When Elsie Inglis approached the Royal Army Medical Corps to offer them a ready-made Medical Unit staffed by qualified women, the War Office told her "Go home and sit still".
It was, instead, the French government that took up her offer and established her unit in Serbia. The hospital was based at the Abbey of Royaumont and was run by Frances Ivens from January 1915 to March 1919. Inglis had initially offered a 100-bed hospital but it grew to hold 600 beds as it coped with the battles including that on the Somme.
Elsie Inglis, herself, went with the teams sent to Serbia where her presence and work in improving hygiene reduced typhus and other epidemics that had been raging there.
In 1915 she was captured and repatriated but upon reaching home she began organising funds for a Scottish Women's Hospital team in Russia. She headed the team when it left for Odessa, Russia in 1916 but lasted only a year before she was forced to return to the United Kingdom, suffering from cancer.
Honours
In April 1916, Inglis became the first woman to be awarded the Order of the White Eagle (First class) by the Crown Prince Alexander of Serbia at a ceremony in London. She had previously been awarded the Order of Saint Sava (III class).
Death and burial
She died on 26 November 1917, the day after she arrived back in England, at the Station Hotel, Newcastle upon Tyne.
Her body lay in state at St Giles Cathedral in Edinburgh, and her funeral there on 29 November was attended by both British and Serbian royalty.
The Scotsman newspaper wrote that it was an "occasion of an impressive public tribute". Winston Churchill said of Inglis and her nurses "they will shine in history."
A separate memorial service was held on 30 November in London, at St Margaret's Church in Westminster, the Anglican parish church of the House of Commons of the United Kingdom. She is buried in the north section of Dean Cemetery, on a corner north of the central path. Her parents, John Forbes David Inglis (1820-1894) and Harriet Lowis (1827-1885) lie a few graves to the north. Her cousin Sir Henry Simson lies adjacent.
Family
Her maternal grandfather was Rev Henry Simson of Garioch in Aberdeenshire. She was a cousin to the eminent gynaecologist Sir Henry Simson. Another cousin was related by marriage to her peer and fellow female medical student Grace Cadell who was the first Scottish woman to obtain a medical licence.
Memorials
A memorial fountain was erected in her memory in Mladenovac, Serbia, commemorating her work for the country.
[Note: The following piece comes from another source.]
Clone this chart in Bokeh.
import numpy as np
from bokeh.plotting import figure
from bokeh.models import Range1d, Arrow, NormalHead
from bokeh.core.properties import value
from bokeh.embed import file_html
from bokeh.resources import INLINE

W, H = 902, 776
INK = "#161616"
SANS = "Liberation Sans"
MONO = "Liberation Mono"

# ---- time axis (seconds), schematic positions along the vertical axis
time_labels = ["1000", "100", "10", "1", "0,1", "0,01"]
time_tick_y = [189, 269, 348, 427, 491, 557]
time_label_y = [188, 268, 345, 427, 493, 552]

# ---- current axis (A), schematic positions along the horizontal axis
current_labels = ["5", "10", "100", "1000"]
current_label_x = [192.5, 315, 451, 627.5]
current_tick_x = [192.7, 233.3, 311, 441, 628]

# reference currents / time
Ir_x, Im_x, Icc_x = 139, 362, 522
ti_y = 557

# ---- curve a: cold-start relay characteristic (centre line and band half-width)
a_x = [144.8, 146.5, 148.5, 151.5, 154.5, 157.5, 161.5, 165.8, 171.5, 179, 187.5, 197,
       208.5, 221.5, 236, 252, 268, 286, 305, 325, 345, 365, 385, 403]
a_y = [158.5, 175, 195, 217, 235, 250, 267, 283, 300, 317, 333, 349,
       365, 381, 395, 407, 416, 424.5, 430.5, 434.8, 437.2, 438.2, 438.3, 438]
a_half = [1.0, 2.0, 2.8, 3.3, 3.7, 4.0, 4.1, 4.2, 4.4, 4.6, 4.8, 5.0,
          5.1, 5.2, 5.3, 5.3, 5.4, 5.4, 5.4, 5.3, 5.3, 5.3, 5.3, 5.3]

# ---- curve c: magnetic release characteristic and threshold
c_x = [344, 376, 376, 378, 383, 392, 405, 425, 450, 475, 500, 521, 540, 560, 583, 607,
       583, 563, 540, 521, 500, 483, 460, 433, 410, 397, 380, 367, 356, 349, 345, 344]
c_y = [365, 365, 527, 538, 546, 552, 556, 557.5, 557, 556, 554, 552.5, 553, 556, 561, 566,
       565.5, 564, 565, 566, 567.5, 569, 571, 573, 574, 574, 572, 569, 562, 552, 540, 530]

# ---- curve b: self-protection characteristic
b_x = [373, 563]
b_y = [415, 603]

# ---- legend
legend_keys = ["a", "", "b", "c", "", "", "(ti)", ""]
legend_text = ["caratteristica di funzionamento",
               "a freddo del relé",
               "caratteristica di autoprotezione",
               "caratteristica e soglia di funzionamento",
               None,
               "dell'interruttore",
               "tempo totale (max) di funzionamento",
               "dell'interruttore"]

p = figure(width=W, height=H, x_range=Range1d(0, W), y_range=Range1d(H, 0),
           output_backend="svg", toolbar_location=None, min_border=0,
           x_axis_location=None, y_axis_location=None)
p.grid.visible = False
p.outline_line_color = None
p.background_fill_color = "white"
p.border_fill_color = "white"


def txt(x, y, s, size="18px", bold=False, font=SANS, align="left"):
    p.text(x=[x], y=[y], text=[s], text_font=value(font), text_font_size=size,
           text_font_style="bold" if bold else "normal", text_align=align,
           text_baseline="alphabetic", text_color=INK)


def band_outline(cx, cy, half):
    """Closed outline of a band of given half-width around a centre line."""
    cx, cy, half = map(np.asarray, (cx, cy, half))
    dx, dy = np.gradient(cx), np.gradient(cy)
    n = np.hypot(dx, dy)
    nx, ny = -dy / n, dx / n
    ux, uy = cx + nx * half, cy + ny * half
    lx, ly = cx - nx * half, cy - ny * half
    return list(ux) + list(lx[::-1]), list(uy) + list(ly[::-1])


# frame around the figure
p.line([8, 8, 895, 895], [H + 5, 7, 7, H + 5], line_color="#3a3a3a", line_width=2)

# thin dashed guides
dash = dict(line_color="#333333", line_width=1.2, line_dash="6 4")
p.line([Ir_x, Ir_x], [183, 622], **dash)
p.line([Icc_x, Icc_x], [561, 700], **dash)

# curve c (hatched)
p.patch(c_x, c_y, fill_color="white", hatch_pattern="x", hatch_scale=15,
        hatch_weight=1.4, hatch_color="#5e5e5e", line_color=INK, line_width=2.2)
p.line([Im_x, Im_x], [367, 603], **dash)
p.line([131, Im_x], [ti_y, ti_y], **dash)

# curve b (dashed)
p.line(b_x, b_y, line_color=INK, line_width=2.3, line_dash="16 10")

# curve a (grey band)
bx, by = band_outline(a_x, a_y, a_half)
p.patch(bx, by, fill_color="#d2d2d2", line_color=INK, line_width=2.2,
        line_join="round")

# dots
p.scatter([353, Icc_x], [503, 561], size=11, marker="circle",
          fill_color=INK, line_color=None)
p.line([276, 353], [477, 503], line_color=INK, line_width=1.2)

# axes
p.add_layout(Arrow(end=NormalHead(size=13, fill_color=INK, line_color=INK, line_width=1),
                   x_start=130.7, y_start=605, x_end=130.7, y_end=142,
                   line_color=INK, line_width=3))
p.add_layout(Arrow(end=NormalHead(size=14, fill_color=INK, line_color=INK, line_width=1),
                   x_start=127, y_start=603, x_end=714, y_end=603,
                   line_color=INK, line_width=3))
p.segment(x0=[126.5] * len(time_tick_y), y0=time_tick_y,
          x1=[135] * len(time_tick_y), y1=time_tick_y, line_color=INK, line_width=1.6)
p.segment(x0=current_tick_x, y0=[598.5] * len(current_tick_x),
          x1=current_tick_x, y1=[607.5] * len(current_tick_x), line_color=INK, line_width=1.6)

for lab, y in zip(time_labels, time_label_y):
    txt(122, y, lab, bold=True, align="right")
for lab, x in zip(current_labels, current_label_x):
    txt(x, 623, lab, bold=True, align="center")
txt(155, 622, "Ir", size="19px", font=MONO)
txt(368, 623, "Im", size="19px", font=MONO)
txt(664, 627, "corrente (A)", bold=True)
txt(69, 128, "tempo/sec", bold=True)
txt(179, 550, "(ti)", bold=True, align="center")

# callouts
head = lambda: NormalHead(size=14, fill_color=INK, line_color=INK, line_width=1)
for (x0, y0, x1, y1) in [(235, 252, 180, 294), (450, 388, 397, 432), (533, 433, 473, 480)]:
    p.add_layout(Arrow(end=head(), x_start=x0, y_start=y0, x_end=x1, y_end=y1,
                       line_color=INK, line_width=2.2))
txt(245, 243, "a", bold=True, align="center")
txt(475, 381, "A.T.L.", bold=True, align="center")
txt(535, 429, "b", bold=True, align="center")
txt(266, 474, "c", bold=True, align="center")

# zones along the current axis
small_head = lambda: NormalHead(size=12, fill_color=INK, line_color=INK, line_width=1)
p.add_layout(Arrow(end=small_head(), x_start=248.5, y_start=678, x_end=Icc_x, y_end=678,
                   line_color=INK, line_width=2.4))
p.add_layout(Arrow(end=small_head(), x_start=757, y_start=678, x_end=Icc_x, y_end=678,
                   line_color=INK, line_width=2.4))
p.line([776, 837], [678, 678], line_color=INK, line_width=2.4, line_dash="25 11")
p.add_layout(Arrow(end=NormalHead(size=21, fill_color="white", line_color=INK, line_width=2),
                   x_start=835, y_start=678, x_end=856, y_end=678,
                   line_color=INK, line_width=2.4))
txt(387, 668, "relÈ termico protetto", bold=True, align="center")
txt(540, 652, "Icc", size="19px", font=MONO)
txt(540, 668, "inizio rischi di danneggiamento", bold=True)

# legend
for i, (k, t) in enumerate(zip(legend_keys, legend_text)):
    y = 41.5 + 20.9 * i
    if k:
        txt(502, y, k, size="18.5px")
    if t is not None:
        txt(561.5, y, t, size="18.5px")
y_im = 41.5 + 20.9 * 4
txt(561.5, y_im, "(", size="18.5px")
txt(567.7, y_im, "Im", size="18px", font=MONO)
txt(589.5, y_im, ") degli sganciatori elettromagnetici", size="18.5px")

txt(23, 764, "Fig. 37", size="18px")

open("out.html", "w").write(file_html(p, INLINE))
A plaque marking her pre-war surgery from 1898 to 1914 was erected at 8 Walker Street, Edinburgh.
A portrait of her is included in the mural of heroic women by Walter P. Starmer unveiled in 1921 in the church of St Jude-on-the-Hill in Hampstead Garden Suburb, London.
In 1922 a large tablet to her memory (sculpted by Pilkington Jackson) was erected in the north aisle of St Giles Cathedral, in Edinburgh. Her main physical memorial was the building of the Elsie Inglis Memorial Hospital in 1925.
This primarily ran as a maternity hospital and thereby had a female-only patient base. Many Edinburgh children were born there during the 20th century. It was closed by the National Health Service in 1988 and sold off.
Part of it is now an old People's home, part is private housing and parts are demolished; it is no longer recognisable as a hospital. But a small plaque to Elsie Inglis exists near the south-west corner at the entrance to Holyrood Park.
Elsie Inglis was commemorated on a new series of banknotes issued by the Clydesdale Bank in 2009; her image appeared on the new issue of £50 notes. In March 2015, the British Residence in Belgrade was renamed 'Elsie Inglis House' in recognition of her work in the country. In November 2017, a memorial plaque to Elsie Inglis and 15 names women who died as a result of their service to the Scottish Women’s Hospitals was set to open in Edinburgh Central Library. Her name and picture (and those of 58 other women's suffrage supporters) are on the plinth of the statue of Millicent Fawcett in Parliament Square, London, unveiled in 2018.